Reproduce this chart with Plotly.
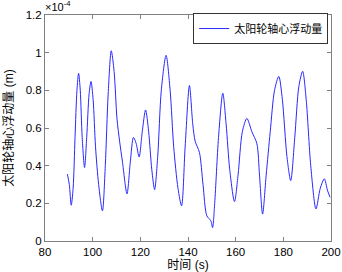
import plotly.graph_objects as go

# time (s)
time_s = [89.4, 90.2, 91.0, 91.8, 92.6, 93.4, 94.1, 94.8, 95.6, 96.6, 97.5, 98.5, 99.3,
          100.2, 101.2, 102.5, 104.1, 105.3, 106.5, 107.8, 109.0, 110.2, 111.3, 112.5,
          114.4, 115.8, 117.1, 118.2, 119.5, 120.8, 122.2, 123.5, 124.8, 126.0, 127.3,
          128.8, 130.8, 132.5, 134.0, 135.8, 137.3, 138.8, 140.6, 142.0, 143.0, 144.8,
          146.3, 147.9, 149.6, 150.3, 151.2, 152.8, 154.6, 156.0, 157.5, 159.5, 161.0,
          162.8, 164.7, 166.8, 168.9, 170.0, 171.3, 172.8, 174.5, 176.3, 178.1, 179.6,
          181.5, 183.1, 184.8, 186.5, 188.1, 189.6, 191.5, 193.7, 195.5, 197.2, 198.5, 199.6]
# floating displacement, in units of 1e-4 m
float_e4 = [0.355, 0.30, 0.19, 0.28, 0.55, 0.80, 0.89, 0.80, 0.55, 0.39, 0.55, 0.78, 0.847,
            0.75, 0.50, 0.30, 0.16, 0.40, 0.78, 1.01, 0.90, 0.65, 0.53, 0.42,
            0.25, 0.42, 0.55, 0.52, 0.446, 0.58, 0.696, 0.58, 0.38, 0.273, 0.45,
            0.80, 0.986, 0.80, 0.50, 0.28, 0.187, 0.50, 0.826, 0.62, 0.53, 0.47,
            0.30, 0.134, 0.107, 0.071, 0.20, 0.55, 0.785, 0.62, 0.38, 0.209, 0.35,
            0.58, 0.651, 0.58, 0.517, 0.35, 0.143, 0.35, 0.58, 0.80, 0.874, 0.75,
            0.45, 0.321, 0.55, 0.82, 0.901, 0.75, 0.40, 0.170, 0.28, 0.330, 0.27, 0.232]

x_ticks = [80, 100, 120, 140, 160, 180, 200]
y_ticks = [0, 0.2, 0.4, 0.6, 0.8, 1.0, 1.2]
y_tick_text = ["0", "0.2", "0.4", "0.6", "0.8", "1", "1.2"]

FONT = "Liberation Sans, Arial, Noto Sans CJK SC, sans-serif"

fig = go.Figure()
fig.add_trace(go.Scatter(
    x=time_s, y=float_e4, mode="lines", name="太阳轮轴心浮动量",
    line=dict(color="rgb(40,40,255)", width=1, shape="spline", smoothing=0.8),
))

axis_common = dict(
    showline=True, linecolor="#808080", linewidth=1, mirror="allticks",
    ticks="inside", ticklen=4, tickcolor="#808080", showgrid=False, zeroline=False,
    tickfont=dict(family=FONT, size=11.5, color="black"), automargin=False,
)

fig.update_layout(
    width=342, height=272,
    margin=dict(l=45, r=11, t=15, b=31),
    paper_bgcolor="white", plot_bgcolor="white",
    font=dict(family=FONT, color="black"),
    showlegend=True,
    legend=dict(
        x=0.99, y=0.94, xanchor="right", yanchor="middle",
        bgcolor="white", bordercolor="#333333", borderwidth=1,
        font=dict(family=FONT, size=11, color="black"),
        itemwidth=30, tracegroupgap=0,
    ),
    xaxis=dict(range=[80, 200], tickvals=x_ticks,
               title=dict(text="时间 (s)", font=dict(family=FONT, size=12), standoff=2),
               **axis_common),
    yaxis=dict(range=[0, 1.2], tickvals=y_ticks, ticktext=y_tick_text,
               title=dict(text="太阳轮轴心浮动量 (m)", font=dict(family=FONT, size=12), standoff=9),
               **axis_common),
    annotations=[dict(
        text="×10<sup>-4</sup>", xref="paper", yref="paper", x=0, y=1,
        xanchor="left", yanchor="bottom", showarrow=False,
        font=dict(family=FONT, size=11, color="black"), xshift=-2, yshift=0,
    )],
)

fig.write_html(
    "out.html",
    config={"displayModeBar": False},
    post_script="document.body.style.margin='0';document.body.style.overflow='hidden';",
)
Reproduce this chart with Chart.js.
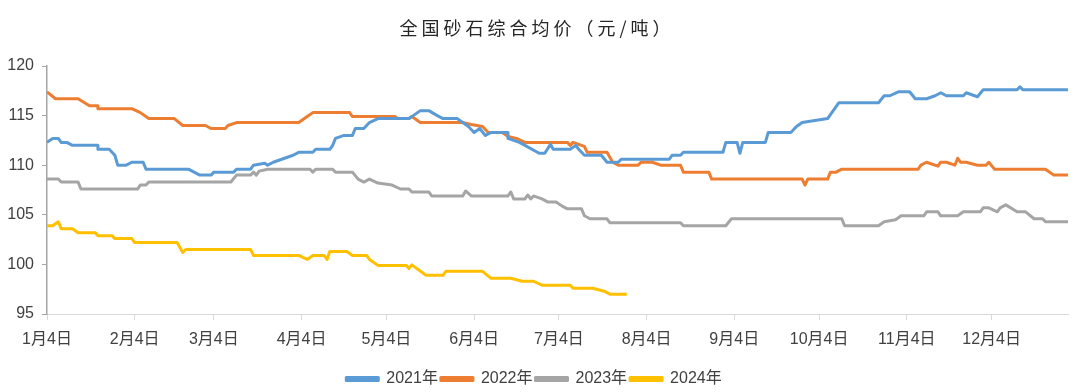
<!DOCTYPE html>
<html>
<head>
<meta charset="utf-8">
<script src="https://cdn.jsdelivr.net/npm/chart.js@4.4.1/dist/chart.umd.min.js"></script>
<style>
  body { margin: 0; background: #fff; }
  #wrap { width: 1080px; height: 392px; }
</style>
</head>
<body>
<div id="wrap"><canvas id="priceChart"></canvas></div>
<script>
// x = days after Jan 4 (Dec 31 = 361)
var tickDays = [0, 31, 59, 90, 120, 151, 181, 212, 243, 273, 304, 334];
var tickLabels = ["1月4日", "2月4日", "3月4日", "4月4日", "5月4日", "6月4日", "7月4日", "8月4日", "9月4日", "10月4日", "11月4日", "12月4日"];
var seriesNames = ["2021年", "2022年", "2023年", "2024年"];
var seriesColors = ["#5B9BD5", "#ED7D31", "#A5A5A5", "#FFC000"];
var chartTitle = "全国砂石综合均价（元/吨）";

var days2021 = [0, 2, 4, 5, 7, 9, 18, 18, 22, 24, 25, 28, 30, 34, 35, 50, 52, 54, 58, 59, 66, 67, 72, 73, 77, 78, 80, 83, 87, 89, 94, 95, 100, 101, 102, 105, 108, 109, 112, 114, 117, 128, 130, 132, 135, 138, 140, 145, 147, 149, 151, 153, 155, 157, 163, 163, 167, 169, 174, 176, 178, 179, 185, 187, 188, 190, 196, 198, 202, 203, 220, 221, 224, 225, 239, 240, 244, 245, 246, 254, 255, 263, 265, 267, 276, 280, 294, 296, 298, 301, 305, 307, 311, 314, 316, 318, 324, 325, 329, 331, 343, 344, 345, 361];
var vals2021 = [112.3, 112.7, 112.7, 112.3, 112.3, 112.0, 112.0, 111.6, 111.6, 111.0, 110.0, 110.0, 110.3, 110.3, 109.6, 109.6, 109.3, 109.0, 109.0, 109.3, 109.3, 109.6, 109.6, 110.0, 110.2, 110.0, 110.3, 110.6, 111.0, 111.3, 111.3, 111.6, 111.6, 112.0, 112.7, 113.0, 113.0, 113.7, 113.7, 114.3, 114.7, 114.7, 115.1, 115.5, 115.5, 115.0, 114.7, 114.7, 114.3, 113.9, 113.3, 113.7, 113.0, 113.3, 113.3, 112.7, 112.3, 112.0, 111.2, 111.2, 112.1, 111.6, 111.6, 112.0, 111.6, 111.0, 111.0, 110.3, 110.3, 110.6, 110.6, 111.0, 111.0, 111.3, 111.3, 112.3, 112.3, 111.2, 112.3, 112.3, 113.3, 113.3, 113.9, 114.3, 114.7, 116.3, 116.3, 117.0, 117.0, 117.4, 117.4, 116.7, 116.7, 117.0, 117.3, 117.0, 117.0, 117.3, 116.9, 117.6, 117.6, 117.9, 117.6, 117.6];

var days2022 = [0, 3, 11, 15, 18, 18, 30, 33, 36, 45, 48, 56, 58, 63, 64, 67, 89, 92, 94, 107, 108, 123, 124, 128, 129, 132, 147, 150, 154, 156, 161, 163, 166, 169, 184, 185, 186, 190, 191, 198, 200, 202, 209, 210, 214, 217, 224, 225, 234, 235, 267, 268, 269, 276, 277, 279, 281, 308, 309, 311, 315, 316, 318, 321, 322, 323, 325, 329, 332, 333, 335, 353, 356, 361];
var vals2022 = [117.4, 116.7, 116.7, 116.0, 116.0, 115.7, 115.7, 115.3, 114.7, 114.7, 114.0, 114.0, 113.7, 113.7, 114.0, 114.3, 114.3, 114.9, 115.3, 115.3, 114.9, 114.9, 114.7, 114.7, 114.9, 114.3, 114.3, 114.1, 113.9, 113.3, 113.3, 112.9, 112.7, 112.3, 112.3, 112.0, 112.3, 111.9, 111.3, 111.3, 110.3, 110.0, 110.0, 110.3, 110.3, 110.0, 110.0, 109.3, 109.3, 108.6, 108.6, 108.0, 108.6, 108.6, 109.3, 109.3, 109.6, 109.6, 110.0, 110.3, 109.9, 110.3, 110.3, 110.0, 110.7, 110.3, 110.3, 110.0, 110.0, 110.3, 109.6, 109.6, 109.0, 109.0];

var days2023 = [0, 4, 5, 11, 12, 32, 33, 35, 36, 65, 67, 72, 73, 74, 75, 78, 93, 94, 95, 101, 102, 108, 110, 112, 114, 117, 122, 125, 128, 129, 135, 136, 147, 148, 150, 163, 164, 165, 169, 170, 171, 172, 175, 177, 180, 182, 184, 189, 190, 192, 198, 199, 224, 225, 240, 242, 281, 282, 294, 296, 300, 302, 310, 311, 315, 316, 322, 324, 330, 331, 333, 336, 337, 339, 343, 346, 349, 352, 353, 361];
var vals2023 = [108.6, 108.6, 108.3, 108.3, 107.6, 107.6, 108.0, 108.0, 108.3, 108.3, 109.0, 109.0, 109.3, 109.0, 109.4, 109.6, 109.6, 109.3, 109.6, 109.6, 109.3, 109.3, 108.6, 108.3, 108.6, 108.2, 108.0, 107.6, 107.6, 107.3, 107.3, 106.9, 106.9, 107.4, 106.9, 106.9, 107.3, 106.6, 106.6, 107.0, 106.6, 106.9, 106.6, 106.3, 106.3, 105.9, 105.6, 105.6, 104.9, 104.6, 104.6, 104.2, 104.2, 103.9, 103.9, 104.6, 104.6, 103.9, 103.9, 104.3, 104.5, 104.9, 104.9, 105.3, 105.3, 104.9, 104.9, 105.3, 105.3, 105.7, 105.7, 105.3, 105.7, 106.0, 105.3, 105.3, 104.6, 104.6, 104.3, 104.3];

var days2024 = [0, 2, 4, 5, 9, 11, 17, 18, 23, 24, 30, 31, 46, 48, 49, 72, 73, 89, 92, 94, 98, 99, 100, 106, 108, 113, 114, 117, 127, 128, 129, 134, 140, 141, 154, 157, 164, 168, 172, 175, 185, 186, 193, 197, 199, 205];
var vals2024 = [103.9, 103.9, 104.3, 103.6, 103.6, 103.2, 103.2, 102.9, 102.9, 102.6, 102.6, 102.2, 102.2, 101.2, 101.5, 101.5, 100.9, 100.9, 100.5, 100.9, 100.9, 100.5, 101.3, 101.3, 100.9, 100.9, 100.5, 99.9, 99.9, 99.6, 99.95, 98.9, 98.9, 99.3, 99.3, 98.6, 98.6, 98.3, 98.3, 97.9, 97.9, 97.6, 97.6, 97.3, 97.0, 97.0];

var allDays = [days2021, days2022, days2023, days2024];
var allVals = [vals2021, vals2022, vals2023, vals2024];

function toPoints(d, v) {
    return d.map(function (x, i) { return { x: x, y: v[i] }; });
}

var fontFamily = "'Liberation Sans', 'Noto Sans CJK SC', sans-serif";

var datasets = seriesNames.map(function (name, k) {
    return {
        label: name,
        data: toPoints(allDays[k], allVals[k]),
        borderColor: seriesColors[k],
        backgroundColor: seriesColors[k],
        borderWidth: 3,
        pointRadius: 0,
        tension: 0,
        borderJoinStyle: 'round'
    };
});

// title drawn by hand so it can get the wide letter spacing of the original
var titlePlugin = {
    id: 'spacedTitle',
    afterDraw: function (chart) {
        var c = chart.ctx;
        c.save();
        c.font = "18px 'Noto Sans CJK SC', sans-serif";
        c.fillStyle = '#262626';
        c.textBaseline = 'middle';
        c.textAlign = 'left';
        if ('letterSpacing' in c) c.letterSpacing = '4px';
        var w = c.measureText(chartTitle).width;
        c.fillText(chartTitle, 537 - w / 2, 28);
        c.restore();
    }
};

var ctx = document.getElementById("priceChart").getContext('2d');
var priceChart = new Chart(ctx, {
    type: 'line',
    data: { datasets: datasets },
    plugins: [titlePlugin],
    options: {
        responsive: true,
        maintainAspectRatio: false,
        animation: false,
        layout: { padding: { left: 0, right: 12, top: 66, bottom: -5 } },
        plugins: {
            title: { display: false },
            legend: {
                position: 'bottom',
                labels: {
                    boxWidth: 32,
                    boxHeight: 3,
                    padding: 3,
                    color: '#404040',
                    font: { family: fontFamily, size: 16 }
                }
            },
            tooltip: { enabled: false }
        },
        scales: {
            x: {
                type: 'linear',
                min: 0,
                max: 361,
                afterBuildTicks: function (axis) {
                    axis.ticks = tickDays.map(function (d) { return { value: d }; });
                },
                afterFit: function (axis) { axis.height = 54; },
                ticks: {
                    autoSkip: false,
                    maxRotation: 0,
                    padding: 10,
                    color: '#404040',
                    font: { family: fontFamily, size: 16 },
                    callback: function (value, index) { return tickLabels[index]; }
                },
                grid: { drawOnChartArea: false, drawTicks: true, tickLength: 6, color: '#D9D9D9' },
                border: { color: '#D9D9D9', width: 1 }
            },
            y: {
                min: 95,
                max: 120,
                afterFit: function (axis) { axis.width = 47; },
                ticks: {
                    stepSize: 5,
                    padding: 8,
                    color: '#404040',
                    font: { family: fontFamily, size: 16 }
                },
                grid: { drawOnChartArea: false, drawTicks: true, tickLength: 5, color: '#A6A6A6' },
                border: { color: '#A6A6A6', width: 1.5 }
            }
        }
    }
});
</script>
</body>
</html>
────────
WHAT IS ASKED: Only lines holding the string "this" are wanted; gather each one from the entries above.

SOLVED EXERCISE:
Reproduce this chart with Plotly.
Reproduce this chart with Chart.js.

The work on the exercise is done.